Monday, May. 30, 1960

"Mistress of Stage & Score"

In her travels about Europe, figures Soprano Leontyne Price, she must have walked several dozen times through Milan's Piazza della Scala, past the ornate brown-brick theater with the triple-arched main entrance. She never went in. "I swore," says she, "that I would not enter even as a tourist until I sang there." Last week she entered, singing: at 33 she was making her La Scala debut in Aida, and the demanding audience recognized almost at once that she would be a hit.

Handling her big, liquid soprano voice with faultless accuracy, Singer Price achieved an Aida that was at once feline and tender, sweet and aggressive. She won bravas after her opening trio with Radames and Amneris (a place in the opera that has not drawn applause at La Scala in years), got many more ovations as she ranged effortlessly from finespun pianissimos to brilliantly ringing fortes. "Brava, Leonessa!" cried someone in the audience, while a second voice corrected: "She is more like a panther than a lioness." Said one critic: "Our great Verdi would have found her the ideal Aida." When another critic regretted that Soprano Price's color might keep her from other parts, a Scala official promised that there would be no color bar: "The public will have to get used to it. If she sings Butterfly and anybody objects, we'll say she's a suntanned Butterfly."

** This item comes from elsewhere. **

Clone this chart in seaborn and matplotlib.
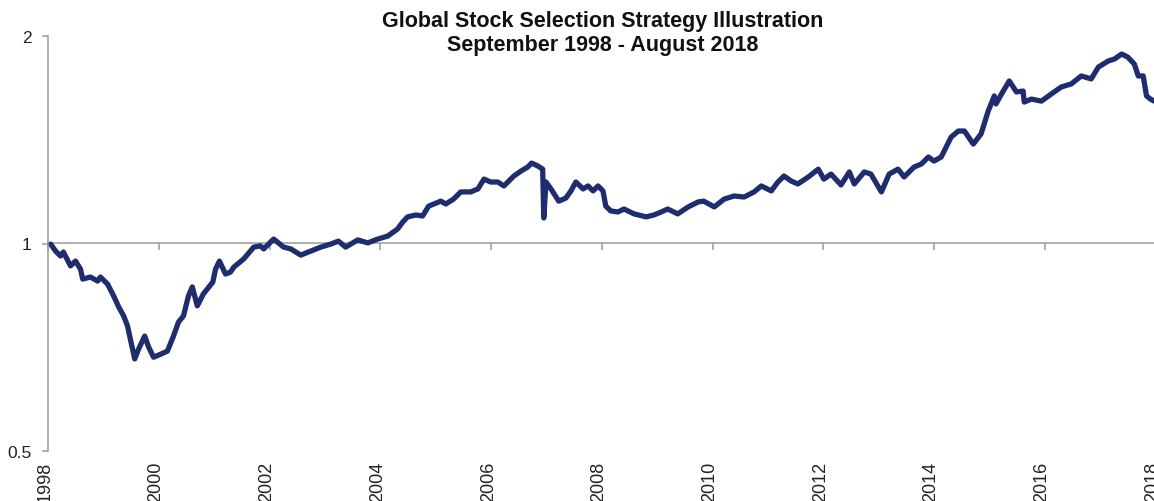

For Leontyne Price, the climb to La Scala's stage seemed remarkably easy. She started her musical career playing the piano at funerals at home in Laurel, Miss., where her father was a sawmill laborer and her mother a midwife who "delivered more babies than necessary so I could have piano lessons." At Central State College in Ohio, Leontyne discovered she had a voice, went on to Juilliard, where Critic-Composer Virgil Thomson heard her and asked her to appear in his opera, Four Saints in Three Acts. From there she joined the touring revival of Porgy and Bess and married her leading man, Baritone William Warfield.

She made her grand opera debut in the NBC-TV production of Tosca ("I was the first black Tosca that big audience had seen"), later made her European grand opera debut in Aida at the Vienna Staatsoper, guided by Conductor Herbert von Karajan. Since then Leontyne has had an uninterrupted string of European successes, particularly in Italy. After La Scala, Soprano Price has one more giant step ahead of her in the U.S.: next season she will sing yet another Verdian role--Leonora in Il Trovatore--in her debut at Manhattan's Metropolitan Opera.